Supplied data:
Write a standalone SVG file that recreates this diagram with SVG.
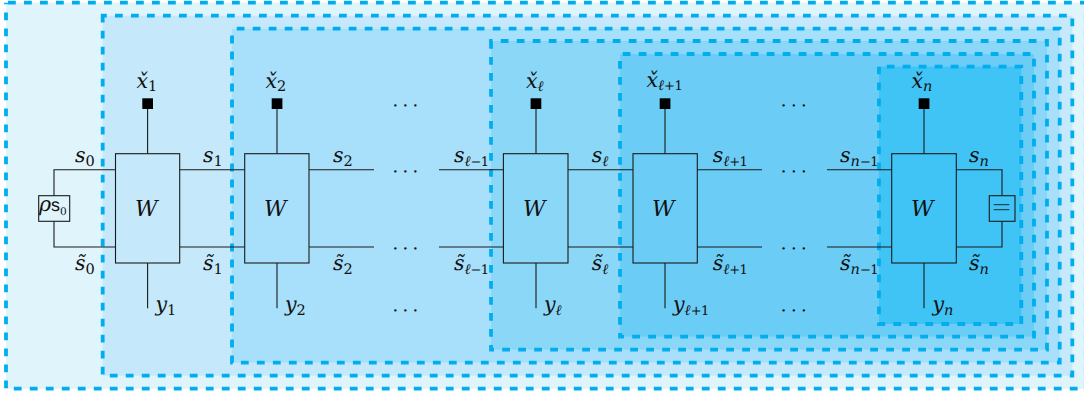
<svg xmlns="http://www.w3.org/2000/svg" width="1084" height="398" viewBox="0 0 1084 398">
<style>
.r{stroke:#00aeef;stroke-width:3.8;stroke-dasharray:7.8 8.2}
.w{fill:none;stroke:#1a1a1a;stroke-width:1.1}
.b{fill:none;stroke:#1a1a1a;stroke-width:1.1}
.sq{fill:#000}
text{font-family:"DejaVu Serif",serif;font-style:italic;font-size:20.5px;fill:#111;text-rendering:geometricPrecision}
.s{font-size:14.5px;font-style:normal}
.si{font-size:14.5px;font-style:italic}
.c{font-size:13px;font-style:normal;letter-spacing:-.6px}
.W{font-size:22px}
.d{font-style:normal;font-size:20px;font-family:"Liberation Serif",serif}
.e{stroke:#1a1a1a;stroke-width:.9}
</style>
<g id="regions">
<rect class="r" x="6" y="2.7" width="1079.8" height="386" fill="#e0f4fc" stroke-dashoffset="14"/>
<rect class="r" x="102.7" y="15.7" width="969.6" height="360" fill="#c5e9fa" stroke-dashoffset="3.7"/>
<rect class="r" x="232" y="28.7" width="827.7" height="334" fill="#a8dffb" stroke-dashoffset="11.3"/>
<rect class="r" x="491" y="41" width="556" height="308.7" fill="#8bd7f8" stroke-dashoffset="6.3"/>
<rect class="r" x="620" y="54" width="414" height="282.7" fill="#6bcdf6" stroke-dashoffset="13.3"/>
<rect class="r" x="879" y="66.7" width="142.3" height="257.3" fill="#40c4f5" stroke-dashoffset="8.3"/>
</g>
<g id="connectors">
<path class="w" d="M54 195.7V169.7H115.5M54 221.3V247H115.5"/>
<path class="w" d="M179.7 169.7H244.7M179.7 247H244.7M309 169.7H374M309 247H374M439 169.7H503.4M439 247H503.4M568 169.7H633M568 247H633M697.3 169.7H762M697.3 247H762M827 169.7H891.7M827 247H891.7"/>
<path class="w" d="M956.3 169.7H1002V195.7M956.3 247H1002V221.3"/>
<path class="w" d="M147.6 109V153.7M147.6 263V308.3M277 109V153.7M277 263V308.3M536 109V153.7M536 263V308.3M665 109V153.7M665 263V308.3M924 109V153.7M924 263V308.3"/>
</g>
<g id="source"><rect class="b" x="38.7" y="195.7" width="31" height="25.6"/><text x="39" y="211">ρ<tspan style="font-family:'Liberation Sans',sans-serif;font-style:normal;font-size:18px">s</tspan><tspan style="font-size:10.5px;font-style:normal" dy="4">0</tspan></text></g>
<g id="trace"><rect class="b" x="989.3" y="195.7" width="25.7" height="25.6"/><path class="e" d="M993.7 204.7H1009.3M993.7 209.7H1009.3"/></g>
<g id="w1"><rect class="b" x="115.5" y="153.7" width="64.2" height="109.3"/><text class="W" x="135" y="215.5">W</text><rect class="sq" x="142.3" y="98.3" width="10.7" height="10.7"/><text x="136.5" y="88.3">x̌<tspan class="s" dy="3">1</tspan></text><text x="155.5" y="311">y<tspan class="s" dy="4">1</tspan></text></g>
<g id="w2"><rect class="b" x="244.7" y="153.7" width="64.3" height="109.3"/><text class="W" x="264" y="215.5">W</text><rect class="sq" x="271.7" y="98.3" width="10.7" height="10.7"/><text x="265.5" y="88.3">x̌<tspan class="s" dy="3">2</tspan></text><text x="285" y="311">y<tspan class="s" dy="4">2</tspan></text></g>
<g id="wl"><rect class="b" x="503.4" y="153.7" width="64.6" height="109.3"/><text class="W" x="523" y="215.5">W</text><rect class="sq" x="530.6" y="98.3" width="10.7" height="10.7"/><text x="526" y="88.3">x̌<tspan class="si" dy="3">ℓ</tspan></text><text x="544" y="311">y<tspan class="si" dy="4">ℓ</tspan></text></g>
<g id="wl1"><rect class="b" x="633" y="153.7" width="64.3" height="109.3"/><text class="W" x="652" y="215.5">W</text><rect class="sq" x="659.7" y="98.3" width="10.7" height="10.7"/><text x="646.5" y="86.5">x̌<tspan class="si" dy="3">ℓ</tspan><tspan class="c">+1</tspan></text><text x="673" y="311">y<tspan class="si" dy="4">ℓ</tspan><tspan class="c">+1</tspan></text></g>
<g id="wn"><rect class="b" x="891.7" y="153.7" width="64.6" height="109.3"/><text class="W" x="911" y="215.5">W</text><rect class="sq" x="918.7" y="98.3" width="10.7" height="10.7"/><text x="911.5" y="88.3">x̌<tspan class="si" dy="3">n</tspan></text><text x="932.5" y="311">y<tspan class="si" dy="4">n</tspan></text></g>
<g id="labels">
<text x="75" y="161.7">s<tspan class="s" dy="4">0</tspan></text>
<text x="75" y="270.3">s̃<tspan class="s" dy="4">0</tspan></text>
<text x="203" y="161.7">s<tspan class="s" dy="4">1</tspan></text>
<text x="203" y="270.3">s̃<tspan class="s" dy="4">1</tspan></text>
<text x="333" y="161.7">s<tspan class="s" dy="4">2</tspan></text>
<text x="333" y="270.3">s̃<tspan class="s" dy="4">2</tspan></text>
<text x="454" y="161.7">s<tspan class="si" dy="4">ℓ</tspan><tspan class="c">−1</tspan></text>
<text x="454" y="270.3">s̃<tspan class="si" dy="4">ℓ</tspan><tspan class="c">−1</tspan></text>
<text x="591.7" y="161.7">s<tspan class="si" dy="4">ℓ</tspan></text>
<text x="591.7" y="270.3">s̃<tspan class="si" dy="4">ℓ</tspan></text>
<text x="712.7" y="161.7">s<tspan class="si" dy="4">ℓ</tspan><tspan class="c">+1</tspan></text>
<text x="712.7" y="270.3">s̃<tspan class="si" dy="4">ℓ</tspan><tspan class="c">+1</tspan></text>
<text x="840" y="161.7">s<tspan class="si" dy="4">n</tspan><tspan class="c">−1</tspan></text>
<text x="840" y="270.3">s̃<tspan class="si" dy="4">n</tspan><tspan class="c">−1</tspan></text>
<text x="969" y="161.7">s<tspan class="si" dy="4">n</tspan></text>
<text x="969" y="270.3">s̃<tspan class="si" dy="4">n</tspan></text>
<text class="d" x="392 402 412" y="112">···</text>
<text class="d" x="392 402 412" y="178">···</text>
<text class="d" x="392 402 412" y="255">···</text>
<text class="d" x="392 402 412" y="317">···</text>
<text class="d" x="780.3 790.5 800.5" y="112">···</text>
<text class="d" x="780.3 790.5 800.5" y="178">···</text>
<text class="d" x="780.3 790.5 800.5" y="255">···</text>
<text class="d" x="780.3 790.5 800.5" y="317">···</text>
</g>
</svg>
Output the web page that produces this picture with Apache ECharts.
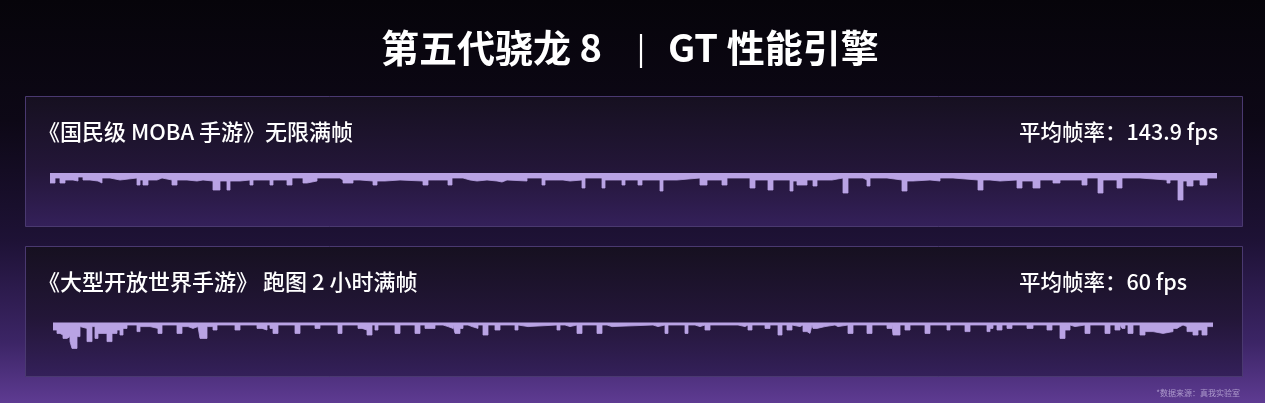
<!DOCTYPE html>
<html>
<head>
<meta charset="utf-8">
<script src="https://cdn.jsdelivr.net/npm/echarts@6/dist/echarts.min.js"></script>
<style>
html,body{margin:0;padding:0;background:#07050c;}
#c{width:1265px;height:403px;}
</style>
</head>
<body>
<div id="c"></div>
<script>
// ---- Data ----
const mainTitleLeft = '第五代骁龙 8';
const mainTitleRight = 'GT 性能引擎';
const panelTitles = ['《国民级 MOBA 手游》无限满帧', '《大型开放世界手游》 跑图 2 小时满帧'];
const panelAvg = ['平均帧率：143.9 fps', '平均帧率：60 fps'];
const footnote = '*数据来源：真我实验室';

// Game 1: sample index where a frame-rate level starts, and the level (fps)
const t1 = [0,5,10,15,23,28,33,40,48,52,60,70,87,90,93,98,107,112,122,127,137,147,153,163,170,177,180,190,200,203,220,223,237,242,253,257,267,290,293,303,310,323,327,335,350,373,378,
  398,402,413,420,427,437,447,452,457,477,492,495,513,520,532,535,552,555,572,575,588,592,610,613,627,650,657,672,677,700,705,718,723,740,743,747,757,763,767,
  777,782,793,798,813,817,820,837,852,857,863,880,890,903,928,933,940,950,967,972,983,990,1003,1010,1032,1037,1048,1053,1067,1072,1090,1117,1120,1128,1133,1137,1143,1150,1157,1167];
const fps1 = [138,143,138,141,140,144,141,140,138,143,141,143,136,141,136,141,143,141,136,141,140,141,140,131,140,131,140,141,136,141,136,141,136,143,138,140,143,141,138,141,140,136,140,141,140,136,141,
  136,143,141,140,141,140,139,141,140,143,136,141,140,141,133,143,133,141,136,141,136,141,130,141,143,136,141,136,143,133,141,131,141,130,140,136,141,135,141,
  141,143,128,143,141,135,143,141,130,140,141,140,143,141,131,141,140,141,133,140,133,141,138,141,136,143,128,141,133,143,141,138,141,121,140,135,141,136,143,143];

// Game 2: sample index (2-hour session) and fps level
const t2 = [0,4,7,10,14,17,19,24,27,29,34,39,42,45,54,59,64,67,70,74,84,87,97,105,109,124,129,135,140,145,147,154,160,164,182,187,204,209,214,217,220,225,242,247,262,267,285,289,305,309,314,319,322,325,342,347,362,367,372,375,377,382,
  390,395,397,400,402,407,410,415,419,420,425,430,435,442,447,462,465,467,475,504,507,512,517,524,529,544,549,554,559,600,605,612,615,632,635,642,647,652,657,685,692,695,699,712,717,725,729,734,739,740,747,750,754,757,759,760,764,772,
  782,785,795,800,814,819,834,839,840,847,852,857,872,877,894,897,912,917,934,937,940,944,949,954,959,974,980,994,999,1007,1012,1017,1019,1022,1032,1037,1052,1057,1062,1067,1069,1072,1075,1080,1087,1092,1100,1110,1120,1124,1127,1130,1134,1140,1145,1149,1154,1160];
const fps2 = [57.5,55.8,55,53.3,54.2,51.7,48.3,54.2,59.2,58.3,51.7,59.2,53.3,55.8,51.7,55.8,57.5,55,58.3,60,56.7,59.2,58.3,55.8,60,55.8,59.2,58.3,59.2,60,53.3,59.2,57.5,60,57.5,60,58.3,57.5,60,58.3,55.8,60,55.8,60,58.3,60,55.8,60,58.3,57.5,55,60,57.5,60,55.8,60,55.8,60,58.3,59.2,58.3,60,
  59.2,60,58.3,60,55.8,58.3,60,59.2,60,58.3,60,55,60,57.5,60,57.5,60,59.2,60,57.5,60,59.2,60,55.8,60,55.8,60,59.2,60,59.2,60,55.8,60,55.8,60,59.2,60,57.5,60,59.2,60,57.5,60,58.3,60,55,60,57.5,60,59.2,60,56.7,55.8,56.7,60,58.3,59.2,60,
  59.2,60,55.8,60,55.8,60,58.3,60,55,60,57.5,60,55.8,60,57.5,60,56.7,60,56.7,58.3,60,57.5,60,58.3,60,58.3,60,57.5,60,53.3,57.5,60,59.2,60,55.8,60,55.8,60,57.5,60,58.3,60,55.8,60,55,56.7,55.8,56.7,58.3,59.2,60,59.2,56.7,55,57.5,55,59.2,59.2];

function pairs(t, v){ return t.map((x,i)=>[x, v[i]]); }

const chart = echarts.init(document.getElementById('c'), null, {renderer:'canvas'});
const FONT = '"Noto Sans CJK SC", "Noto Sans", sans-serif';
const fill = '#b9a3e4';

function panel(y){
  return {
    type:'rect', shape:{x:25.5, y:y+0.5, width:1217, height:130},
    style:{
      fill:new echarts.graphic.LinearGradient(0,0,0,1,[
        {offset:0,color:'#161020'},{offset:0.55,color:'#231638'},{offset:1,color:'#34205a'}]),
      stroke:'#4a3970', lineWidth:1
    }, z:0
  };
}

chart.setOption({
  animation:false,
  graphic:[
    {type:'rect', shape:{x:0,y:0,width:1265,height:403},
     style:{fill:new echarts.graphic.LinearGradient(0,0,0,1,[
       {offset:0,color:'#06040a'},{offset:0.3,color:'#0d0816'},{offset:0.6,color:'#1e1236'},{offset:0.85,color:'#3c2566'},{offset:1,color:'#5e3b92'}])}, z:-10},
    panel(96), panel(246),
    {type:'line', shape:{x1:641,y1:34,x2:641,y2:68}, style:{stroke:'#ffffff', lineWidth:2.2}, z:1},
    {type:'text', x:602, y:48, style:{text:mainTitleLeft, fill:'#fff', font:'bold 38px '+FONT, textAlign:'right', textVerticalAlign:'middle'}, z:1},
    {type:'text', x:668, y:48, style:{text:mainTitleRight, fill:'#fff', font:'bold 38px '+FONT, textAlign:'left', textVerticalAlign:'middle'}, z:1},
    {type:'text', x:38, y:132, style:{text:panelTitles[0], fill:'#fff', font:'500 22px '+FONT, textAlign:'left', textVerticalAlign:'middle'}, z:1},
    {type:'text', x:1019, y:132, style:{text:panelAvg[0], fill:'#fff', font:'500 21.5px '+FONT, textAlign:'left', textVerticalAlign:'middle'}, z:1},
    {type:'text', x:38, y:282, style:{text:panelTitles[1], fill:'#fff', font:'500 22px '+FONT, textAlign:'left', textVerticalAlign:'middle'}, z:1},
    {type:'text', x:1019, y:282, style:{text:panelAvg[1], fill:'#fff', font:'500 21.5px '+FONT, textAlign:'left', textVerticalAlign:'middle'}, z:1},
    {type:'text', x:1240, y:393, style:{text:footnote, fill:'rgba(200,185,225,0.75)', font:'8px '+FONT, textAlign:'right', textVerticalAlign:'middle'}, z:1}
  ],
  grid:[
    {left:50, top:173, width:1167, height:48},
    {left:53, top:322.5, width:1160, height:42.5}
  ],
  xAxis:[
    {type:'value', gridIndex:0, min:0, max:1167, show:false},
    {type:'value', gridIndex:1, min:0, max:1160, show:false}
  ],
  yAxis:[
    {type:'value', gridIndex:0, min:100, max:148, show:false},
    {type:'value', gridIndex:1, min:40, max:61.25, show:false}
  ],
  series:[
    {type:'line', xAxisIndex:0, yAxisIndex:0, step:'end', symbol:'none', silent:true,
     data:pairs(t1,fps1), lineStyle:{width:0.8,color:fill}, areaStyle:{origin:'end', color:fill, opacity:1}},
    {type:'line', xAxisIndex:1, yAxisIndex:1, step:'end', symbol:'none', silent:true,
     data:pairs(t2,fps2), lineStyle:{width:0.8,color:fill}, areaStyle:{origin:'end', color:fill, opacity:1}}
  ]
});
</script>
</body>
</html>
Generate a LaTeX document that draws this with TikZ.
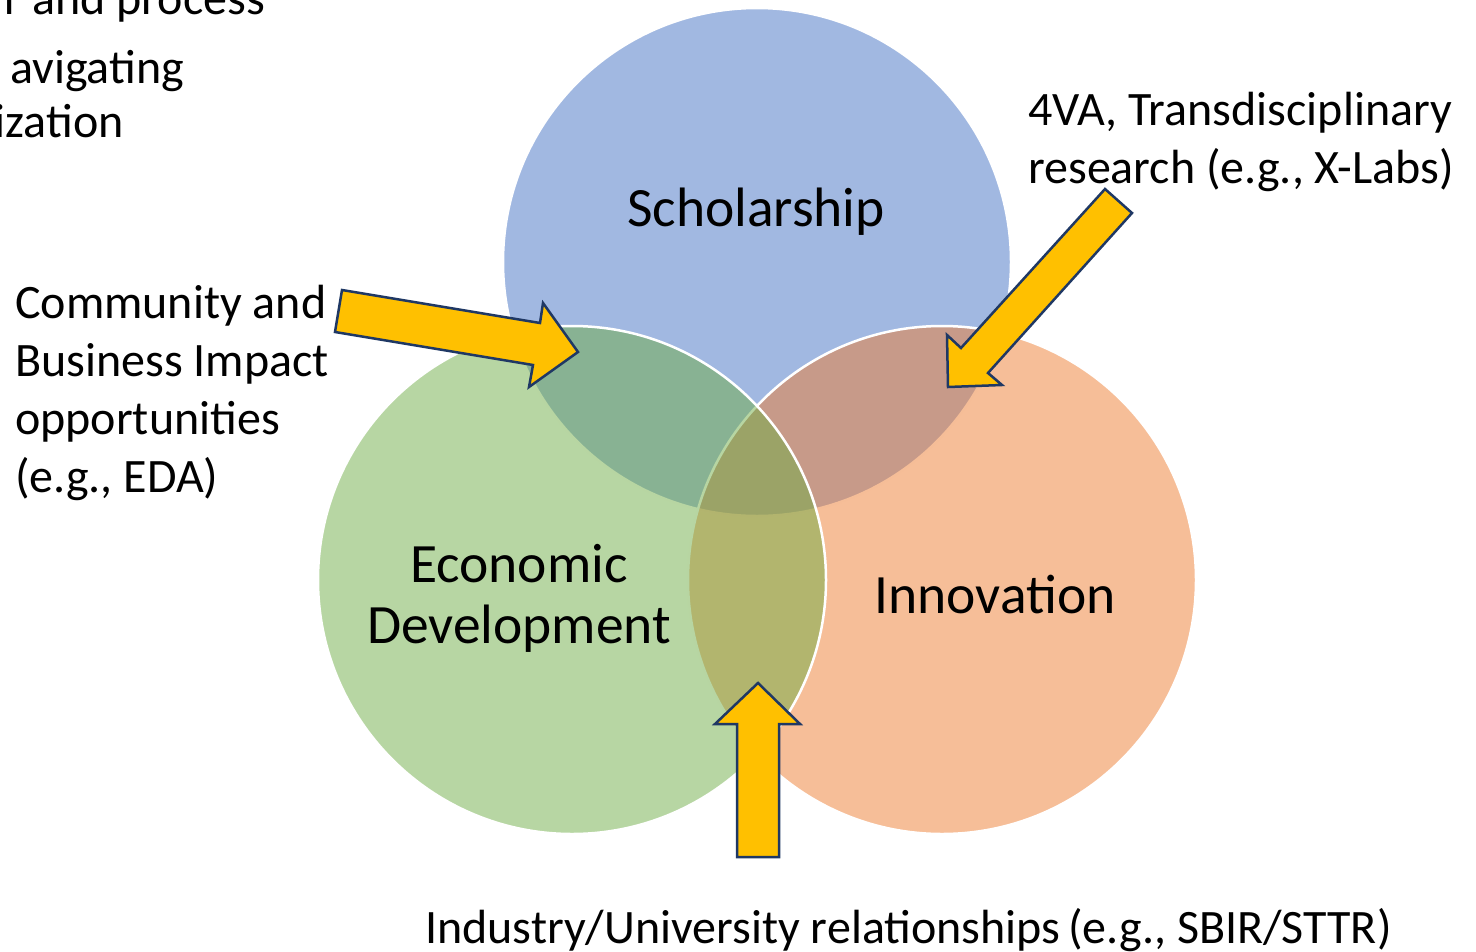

Given task: Only a number is wanted: how many lines of the data above contain "that"?

Result below: 3